## Start INPUT FOR THIS TASK

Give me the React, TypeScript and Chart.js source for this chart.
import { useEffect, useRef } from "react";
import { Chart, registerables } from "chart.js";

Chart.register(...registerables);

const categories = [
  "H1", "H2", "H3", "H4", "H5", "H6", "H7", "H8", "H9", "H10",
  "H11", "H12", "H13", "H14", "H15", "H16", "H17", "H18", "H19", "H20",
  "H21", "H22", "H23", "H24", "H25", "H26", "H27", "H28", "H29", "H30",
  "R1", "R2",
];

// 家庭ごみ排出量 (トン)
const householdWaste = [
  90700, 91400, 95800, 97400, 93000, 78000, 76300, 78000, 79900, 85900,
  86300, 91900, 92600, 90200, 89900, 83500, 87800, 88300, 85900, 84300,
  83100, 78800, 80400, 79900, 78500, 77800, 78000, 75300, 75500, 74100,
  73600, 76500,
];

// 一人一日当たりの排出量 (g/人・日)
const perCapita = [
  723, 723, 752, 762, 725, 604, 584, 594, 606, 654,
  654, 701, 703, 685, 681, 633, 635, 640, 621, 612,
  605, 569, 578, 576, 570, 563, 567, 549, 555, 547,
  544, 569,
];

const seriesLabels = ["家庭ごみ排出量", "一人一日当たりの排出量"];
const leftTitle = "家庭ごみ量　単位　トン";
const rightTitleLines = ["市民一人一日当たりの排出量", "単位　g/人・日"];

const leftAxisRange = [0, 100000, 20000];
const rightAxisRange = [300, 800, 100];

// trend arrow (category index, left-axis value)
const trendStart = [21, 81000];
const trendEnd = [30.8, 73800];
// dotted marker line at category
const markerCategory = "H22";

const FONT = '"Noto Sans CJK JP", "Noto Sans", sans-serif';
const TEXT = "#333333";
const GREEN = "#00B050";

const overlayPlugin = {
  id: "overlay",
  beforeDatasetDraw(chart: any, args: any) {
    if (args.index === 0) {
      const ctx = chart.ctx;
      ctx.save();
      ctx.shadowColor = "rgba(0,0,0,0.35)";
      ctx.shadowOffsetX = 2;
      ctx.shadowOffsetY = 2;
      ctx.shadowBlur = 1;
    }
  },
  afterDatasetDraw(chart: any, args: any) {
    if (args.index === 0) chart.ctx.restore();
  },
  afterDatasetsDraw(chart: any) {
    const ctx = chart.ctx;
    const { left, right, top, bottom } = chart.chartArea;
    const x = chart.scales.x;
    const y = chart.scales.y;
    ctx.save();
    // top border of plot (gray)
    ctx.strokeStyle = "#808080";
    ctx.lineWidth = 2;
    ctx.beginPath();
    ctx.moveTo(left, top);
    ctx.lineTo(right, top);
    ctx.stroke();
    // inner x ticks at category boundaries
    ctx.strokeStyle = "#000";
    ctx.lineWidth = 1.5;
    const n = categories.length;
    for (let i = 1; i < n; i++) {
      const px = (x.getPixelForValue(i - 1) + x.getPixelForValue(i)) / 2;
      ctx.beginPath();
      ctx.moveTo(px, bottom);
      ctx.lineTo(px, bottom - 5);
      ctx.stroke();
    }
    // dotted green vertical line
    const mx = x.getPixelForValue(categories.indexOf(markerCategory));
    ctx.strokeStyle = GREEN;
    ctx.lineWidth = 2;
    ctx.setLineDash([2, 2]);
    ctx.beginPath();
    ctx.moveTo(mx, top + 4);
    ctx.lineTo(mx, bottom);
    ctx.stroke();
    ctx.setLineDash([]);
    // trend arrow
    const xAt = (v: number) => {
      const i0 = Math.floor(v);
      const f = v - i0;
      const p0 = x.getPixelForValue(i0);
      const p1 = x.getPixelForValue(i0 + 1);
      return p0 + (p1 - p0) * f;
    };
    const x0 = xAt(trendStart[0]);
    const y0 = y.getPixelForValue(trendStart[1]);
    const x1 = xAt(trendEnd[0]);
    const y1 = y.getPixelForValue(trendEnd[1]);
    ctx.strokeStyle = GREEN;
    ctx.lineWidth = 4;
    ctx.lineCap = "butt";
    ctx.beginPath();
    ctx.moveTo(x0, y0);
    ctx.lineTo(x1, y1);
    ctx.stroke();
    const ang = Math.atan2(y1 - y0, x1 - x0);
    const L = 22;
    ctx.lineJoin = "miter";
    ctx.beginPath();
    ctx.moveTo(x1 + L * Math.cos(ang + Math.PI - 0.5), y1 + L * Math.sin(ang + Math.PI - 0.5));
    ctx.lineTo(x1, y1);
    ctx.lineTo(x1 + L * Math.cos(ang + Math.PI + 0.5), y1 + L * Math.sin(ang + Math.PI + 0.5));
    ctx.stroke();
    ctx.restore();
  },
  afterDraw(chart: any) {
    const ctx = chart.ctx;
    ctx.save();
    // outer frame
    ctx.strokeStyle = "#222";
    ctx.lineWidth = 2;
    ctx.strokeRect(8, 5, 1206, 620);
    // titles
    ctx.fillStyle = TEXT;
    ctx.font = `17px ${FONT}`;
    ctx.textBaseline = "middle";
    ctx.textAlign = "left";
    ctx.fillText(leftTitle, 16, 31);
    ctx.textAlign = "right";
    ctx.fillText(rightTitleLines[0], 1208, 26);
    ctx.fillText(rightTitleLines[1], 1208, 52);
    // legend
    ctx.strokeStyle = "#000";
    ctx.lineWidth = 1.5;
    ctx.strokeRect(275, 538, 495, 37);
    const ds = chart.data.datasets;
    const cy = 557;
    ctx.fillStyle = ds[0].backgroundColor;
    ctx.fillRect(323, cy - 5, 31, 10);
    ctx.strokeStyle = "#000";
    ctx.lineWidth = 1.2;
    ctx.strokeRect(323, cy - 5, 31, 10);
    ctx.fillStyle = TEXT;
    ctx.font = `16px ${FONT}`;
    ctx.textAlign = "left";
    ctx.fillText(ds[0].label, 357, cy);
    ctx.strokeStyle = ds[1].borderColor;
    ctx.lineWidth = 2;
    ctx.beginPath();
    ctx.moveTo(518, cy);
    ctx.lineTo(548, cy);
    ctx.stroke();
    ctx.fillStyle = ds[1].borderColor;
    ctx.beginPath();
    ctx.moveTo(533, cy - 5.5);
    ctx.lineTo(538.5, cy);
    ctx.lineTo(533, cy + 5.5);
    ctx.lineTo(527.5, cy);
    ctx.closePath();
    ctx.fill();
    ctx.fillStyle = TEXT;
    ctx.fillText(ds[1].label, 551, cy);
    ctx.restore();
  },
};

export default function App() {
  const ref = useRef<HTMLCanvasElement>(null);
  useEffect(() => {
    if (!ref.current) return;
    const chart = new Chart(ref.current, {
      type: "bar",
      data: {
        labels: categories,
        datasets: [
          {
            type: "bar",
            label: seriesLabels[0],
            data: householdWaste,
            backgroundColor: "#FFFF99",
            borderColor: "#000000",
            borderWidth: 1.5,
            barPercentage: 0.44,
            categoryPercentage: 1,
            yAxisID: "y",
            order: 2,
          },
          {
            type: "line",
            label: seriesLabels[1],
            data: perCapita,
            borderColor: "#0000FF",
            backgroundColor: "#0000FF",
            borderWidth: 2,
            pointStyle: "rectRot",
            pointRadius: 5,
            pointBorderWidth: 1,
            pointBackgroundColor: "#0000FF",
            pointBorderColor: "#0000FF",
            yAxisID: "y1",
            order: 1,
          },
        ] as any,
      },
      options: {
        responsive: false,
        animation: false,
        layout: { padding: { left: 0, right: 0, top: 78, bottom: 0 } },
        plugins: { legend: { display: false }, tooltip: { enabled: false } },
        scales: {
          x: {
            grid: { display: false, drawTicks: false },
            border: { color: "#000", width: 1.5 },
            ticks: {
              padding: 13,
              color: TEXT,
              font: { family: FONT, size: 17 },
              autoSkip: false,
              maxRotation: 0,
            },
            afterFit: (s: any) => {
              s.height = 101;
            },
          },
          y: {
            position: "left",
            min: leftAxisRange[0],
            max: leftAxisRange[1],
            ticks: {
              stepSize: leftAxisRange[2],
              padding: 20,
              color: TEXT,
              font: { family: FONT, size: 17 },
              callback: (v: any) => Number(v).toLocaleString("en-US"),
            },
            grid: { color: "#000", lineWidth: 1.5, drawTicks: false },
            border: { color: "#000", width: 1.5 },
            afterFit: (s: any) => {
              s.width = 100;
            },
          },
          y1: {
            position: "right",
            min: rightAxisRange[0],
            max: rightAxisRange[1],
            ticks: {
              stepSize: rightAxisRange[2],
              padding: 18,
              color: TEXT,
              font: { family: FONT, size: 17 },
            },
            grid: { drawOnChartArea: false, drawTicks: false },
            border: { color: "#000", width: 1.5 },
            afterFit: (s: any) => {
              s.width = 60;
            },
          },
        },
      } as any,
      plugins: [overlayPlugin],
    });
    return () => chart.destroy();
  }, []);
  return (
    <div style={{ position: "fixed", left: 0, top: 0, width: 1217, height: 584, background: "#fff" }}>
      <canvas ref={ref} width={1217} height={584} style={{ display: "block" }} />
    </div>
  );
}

## End INPUT FOR THIS TASK
## Start INPUT FOR THIS TASK

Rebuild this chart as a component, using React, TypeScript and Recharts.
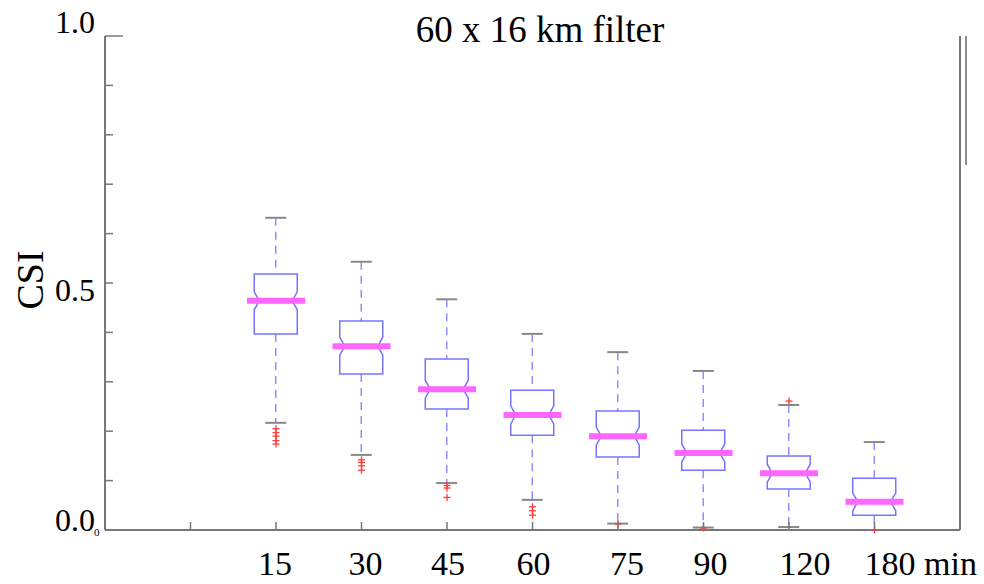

## End INPUT FOR THIS TASK
## Start INPUT FOR THIS TASK

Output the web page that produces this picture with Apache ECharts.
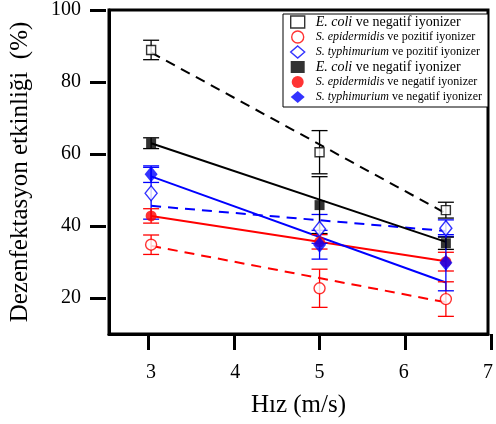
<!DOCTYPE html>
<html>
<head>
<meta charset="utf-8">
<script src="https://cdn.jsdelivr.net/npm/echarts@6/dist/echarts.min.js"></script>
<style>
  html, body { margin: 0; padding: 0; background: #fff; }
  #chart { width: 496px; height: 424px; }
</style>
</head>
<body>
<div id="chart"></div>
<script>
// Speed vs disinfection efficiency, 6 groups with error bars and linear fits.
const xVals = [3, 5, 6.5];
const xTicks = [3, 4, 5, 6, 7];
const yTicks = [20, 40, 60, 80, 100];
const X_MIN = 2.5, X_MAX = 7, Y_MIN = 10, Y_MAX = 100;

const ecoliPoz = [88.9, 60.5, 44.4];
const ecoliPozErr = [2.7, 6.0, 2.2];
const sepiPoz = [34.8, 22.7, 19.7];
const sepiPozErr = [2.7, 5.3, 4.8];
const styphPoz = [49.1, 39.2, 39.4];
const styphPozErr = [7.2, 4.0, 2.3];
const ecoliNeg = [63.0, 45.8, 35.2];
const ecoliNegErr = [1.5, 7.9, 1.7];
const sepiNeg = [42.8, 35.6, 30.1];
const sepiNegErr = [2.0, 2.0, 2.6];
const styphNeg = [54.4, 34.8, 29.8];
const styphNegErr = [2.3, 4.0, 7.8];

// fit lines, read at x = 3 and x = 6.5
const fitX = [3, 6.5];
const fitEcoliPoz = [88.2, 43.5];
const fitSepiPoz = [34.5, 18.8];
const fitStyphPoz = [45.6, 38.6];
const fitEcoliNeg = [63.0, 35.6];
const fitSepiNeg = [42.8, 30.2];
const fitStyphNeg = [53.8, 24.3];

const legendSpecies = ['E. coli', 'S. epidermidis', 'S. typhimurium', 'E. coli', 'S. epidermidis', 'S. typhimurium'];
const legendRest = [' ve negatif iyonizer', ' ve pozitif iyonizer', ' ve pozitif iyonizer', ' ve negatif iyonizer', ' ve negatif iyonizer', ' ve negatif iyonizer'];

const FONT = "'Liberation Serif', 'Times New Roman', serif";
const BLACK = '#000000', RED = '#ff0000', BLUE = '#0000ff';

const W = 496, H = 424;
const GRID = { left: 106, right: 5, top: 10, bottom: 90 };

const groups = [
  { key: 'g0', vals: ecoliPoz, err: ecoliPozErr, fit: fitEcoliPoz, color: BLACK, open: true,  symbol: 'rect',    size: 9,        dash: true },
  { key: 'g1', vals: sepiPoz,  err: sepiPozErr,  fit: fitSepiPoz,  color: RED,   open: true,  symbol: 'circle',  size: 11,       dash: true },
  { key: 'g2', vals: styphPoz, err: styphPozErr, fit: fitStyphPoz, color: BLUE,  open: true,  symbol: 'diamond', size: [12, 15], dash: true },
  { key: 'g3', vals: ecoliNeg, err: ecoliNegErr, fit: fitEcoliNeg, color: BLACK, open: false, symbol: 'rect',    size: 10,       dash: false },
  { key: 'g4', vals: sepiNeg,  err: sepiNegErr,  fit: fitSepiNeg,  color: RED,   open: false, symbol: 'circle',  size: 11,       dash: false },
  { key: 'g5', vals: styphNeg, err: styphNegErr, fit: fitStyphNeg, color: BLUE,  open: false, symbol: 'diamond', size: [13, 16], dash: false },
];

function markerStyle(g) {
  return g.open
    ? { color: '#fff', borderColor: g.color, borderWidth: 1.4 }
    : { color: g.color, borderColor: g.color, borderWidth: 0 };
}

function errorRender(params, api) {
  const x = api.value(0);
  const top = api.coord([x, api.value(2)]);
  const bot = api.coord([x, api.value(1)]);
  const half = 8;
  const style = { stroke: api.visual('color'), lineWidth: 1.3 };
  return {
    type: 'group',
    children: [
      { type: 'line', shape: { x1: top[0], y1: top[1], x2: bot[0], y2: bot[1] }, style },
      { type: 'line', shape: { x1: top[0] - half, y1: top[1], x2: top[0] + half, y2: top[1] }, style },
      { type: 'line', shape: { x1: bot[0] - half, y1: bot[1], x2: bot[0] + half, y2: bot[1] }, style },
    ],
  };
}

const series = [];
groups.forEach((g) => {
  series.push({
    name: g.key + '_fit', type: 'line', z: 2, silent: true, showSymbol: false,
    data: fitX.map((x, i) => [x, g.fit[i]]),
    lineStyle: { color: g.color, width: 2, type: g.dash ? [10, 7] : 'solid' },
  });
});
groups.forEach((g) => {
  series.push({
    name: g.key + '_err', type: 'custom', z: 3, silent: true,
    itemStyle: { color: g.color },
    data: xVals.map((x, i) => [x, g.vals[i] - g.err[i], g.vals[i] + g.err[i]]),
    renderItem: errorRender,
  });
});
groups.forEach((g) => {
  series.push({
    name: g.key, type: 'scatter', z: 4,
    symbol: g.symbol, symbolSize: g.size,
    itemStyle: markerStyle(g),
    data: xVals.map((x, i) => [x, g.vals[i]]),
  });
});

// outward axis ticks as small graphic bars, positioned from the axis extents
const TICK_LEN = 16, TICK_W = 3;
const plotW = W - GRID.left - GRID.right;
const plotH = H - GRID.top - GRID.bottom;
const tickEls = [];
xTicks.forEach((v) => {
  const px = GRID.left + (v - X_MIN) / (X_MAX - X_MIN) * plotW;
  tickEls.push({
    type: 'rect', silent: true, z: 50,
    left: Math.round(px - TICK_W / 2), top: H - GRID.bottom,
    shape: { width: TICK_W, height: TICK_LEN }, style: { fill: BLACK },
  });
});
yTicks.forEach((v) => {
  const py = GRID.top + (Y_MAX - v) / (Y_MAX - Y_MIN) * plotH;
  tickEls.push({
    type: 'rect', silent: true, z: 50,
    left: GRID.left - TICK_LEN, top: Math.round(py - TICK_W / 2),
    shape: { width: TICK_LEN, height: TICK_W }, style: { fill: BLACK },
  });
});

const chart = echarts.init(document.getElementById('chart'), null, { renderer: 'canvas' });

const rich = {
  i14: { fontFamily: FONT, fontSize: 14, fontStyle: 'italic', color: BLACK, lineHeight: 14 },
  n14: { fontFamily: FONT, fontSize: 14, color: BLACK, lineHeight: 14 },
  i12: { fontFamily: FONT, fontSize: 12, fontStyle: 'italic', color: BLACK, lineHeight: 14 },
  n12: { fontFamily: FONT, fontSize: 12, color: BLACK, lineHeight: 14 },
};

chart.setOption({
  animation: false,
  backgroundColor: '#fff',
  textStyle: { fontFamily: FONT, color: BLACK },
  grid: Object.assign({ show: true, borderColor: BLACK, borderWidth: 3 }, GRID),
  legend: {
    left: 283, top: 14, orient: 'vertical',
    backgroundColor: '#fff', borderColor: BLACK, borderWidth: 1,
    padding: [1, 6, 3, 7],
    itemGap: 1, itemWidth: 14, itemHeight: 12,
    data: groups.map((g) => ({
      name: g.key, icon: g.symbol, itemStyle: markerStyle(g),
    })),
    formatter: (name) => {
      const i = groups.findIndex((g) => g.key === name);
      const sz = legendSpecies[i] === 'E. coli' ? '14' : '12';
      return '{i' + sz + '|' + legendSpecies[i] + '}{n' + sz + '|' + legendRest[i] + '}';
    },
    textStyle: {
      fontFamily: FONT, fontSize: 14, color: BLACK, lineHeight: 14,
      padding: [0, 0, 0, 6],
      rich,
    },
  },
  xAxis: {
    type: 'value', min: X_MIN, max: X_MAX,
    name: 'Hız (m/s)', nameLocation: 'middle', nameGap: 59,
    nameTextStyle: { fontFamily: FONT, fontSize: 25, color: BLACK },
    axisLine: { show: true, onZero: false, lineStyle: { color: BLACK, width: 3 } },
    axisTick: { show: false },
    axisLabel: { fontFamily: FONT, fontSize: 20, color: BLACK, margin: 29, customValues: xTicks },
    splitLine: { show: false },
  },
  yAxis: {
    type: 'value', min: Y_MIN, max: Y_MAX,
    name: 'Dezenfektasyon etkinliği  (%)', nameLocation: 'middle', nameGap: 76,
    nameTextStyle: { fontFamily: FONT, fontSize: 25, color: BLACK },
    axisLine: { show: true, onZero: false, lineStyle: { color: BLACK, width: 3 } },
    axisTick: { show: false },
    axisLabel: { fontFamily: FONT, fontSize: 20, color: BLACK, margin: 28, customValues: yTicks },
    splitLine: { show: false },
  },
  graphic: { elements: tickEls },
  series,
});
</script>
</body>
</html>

## End INPUT FOR THIS TASK

## GOAL
Where does the word "TypeScript" appear? Return each line that holds it.

## SOLUTION
Give me the React, TypeScript and Chart.js source for this chart.
Rebuild this chart as a component, using React, TypeScript and Recharts.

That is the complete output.